§ Exercise requirements: Write out exactly the lines between the line containing "What Plotly.js code" and the line containing "const headerText = 'HSI_Orme-Picvola", including both of those lines, and nothing more.

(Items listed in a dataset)

- - -

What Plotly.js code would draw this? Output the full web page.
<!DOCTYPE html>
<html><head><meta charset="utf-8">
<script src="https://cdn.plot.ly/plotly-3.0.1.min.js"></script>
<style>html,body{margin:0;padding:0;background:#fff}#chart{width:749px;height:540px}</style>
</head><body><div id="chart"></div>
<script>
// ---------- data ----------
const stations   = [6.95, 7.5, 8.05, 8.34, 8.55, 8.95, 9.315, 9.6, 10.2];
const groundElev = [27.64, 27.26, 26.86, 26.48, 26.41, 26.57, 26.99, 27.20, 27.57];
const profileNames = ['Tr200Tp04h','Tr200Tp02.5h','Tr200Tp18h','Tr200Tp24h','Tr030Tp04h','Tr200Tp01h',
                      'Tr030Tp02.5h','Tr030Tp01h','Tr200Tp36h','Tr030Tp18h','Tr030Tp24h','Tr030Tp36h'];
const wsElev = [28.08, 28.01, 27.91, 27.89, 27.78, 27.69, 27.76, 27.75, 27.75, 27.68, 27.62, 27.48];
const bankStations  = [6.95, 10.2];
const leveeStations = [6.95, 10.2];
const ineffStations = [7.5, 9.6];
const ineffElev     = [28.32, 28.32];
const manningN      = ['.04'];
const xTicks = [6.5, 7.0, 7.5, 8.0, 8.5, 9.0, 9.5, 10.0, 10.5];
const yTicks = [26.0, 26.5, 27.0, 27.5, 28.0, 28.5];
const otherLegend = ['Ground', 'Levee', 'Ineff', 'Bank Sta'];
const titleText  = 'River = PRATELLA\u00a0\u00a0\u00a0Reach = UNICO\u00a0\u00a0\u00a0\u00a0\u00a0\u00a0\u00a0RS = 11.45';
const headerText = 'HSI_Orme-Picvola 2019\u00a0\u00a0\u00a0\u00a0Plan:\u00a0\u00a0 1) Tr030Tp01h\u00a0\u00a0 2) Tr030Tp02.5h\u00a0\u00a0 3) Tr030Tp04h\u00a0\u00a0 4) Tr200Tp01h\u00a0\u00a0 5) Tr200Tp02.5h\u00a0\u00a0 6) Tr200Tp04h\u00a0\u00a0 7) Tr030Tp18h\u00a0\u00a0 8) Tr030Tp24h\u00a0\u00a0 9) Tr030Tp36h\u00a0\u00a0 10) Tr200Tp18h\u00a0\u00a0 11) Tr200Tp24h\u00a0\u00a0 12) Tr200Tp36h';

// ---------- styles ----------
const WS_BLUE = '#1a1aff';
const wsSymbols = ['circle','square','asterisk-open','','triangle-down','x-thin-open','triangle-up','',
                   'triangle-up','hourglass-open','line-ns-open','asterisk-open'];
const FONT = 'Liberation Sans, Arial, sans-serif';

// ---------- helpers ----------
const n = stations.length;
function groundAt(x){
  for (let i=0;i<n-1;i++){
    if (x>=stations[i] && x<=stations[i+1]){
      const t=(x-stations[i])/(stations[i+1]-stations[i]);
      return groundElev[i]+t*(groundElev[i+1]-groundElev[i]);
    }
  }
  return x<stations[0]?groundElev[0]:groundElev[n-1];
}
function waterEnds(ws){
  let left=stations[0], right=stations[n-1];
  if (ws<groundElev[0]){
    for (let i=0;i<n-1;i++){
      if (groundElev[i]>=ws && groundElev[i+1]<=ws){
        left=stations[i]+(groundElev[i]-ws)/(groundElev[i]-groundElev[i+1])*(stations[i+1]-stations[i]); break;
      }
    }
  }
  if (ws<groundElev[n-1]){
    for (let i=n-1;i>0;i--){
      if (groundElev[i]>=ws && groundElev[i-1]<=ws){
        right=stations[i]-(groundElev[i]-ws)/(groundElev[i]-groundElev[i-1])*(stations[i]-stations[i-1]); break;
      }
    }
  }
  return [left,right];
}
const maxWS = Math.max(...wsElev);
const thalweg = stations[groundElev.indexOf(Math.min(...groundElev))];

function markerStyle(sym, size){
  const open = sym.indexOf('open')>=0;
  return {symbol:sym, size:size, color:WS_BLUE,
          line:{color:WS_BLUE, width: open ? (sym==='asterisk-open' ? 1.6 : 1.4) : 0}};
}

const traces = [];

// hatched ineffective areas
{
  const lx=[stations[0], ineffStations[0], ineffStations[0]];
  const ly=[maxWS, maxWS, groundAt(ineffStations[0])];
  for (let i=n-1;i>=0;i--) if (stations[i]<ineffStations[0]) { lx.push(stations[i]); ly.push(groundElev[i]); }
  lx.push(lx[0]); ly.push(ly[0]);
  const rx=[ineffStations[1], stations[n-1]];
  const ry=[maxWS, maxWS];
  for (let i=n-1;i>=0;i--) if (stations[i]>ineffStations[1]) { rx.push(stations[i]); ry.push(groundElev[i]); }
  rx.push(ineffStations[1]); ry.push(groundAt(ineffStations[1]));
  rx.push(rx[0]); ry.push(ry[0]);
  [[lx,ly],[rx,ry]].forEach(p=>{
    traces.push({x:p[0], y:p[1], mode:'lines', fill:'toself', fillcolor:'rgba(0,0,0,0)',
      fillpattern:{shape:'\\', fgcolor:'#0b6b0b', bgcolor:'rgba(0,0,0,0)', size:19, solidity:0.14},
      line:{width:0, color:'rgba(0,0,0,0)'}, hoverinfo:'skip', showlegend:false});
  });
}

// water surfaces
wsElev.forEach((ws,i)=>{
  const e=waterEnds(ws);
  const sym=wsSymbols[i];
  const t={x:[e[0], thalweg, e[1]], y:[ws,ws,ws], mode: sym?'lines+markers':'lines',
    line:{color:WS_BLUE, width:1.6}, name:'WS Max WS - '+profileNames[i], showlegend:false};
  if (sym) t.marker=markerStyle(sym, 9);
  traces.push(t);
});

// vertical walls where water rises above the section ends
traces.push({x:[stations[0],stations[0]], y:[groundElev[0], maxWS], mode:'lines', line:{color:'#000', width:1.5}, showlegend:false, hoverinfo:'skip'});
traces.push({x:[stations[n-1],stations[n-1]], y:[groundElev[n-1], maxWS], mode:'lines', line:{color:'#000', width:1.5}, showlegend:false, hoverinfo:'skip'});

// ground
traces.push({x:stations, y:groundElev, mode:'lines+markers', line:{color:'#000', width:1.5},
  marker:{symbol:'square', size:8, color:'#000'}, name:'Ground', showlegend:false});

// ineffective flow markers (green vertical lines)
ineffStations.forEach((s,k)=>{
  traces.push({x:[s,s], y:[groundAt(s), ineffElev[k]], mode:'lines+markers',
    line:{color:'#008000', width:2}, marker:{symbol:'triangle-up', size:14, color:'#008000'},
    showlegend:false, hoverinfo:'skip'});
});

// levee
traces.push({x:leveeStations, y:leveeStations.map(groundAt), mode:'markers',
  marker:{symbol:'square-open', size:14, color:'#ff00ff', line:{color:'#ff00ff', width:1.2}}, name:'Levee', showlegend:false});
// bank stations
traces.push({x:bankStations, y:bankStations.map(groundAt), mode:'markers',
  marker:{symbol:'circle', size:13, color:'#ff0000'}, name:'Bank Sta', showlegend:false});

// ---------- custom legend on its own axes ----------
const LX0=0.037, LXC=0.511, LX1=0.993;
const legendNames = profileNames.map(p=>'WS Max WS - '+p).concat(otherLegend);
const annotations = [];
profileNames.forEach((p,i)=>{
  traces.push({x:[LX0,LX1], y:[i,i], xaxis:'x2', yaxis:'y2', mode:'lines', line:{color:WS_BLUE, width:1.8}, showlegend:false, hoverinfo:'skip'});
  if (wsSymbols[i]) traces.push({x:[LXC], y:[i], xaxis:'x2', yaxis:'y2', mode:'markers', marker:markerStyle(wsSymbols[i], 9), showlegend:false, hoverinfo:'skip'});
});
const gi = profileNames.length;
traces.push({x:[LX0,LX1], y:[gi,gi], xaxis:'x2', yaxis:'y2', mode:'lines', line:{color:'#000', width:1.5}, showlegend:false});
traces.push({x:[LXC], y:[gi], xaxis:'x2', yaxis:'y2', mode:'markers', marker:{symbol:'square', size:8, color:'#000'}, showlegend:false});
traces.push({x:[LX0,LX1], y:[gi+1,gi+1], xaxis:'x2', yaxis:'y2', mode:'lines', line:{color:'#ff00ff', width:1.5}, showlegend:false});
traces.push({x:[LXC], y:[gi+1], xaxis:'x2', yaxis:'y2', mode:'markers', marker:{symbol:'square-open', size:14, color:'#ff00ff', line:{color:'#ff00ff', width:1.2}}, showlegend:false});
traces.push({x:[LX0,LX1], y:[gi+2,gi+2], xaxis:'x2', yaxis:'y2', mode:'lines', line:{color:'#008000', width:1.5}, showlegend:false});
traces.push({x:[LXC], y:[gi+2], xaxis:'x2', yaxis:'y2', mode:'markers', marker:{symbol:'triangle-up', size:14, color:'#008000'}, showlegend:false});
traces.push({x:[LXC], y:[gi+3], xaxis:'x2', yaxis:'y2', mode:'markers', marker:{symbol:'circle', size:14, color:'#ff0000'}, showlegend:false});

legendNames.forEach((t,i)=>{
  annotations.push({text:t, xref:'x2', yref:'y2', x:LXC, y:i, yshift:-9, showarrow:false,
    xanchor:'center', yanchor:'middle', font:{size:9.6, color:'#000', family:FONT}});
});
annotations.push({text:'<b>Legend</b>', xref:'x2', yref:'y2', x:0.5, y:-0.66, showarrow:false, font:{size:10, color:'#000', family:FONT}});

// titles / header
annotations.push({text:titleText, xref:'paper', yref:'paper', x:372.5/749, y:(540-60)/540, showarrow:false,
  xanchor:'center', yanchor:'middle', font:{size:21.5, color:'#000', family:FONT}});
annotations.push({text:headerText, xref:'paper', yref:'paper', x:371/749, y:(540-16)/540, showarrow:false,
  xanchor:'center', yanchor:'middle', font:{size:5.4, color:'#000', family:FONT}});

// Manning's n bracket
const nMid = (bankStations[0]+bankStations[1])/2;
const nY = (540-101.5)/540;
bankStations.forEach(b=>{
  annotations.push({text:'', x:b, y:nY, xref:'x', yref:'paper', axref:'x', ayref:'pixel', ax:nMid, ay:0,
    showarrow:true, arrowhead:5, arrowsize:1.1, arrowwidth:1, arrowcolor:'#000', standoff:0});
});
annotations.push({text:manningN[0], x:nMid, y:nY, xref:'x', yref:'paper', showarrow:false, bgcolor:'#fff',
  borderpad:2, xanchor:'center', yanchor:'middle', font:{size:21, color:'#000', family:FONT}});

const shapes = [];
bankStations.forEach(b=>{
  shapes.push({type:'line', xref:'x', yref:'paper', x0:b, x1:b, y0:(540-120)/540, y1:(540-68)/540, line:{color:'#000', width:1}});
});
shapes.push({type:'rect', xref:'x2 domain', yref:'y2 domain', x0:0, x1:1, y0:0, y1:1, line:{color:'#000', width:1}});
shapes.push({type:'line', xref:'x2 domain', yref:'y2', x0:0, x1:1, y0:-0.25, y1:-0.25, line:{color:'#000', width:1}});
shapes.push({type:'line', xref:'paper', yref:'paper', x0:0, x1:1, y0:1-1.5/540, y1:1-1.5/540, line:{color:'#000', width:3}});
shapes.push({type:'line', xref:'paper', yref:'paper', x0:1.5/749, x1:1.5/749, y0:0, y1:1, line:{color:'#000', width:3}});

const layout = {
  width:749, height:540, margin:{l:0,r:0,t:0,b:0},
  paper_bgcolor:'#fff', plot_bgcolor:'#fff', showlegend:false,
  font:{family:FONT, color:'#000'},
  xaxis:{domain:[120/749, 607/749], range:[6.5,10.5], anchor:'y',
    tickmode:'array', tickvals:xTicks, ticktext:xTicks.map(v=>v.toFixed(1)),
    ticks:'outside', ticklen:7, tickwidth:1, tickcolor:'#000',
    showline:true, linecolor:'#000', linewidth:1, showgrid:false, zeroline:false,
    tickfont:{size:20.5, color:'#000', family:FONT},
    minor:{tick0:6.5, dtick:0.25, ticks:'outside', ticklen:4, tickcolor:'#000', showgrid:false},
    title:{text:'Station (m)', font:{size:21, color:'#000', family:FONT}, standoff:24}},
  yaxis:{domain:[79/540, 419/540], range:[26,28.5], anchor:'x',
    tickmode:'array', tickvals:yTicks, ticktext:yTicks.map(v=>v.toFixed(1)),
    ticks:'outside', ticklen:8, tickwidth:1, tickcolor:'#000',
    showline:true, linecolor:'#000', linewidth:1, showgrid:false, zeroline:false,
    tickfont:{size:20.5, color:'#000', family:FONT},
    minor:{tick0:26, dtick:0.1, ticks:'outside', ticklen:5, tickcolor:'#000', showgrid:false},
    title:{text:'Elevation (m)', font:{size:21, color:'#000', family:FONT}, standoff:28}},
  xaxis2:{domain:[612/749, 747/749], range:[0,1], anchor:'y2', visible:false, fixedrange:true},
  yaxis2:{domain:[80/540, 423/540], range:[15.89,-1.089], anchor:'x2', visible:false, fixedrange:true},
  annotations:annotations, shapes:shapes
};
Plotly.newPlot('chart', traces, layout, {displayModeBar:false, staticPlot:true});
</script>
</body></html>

- - -

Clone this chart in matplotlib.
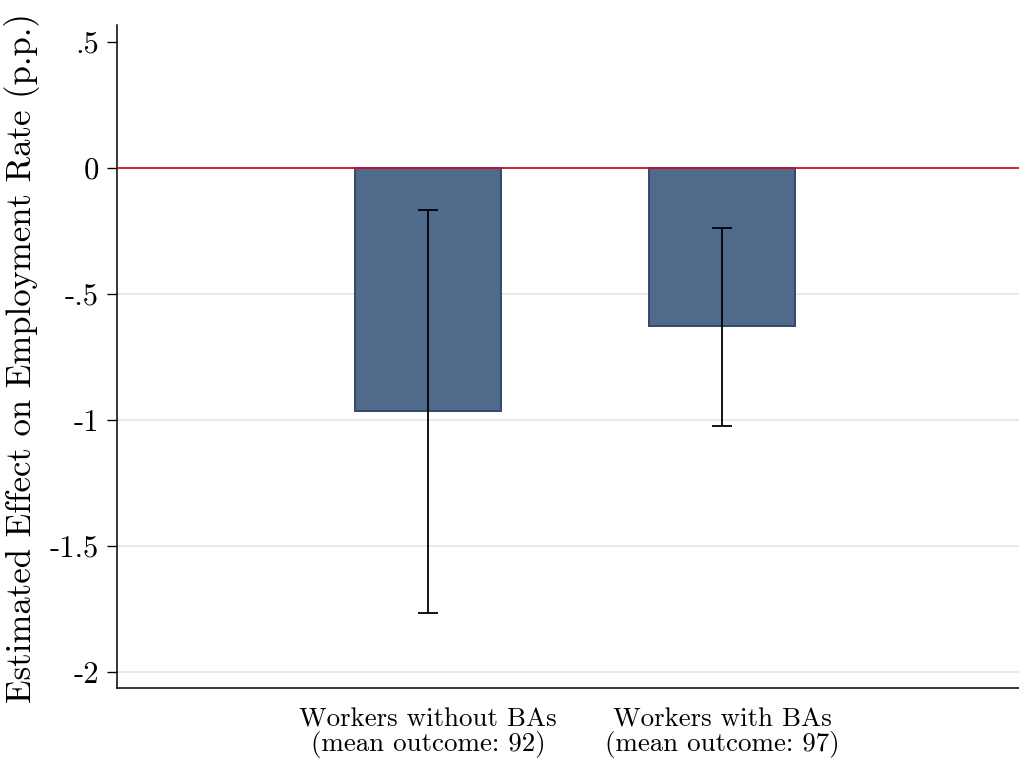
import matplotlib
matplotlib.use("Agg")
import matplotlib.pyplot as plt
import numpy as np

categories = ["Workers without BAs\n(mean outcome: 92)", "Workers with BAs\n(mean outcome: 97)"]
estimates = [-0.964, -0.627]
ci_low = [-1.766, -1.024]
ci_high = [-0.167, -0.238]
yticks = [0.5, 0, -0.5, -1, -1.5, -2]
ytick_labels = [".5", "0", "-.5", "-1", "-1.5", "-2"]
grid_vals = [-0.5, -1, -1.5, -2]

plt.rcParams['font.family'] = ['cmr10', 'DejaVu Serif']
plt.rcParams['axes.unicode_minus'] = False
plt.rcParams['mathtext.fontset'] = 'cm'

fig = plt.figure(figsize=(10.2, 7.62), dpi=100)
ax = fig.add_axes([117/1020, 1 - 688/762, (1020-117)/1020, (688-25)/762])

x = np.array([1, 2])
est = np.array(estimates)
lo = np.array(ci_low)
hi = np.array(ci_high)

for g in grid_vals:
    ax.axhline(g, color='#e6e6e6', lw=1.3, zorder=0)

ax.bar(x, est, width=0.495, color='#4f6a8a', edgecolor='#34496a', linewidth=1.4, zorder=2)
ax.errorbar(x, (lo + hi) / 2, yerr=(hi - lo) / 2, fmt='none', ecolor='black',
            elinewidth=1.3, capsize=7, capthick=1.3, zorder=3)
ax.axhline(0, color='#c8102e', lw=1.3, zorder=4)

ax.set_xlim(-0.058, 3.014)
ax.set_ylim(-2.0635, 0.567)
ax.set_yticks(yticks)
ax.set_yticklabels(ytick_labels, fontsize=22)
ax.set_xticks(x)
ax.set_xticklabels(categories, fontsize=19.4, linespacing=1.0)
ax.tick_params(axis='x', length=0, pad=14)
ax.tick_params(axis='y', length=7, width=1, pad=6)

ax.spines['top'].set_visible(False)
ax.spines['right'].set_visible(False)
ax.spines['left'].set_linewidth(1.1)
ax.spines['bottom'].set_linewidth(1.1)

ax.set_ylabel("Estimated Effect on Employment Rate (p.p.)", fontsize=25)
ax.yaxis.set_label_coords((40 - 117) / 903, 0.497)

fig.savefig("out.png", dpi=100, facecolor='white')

- - -

§ The solution:
What Plotly.js code would draw this? Output the full web page.
<!DOCTYPE html>
<html><head><meta charset="utf-8">
<script src="https://cdn.plot.ly/plotly-3.0.1.min.js"></script>
<style>html,body{margin:0;padding:0;background:#fff}#chart{width:749px;height:540px}</style>
</head><body><div id="chart"></div>
<script>
// ---------- data ----------
const stations   = [6.95, 7.5, 8.05, 8.34, 8.55, 8.95, 9.315, 9.6, 10.2];
const groundElev = [27.64, 27.26, 26.86, 26.48, 26.41, 26.57, 26.99, 27.20, 27.57];
const profileNames = ['Tr200Tp04h','Tr200Tp02.5h','Tr200Tp18h','Tr200Tp24h','Tr030Tp04h','Tr200Tp01h',
                      'Tr030Tp02.5h','Tr030Tp01h','Tr200Tp36h','Tr030Tp18h','Tr030Tp24h','Tr030Tp36h'];
const wsElev = [28.08, 28.01, 27.91, 27.89, 27.78, 27.69, 27.76, 27.75, 27.75, 27.68, 27.62, 27.48];
const bankStations  = [6.95, 10.2];
const leveeStations = [6.95, 10.2];
const ineffStations = [7.5, 9.6];
const ineffElev     = [28.32, 28.32];
const manningN      = ['.04'];
const xTicks = [6.5, 7.0, 7.5, 8.0, 8.5, 9.0, 9.5, 10.0, 10.5];
const yTicks = [26.0, 26.5, 27.0, 27.5, 28.0, 28.5];
const otherLegend = ['Ground', 'Levee', 'Ineff', 'Bank Sta'];
const titleText  = 'River = PRATELLA\u00a0\u00a0\u00a0Reach = UNICO\u00a0\u00a0\u00a0\u00a0\u00a0\u00a0\u00a0RS = 11.45';
const headerText = 'HSI_Orme-Picvola 2019\u00a0\u00a0\u00a0\u00a0Plan:\u00a0\u00a0 1) Tr030Tp01h\u00a0\u00a0 2) Tr030Tp02.5h\u00a0\u00a0 3) Tr030Tp04h\u00a0\u00a0 4) Tr200Tp01h\u00a0\u00a0 5) Tr200Tp02.5h\u00a0\u00a0 6) Tr200Tp04h\u00a0\u00a0 7) Tr030Tp18h\u00a0\u00a0 8) Tr030Tp24h\u00a0\u00a0 9) Tr030Tp36h\u00a0\u00a0 10) Tr200Tp18h\u00a0\u00a0 11) Tr200Tp24h\u00a0\u00a0 12) Tr200Tp36h';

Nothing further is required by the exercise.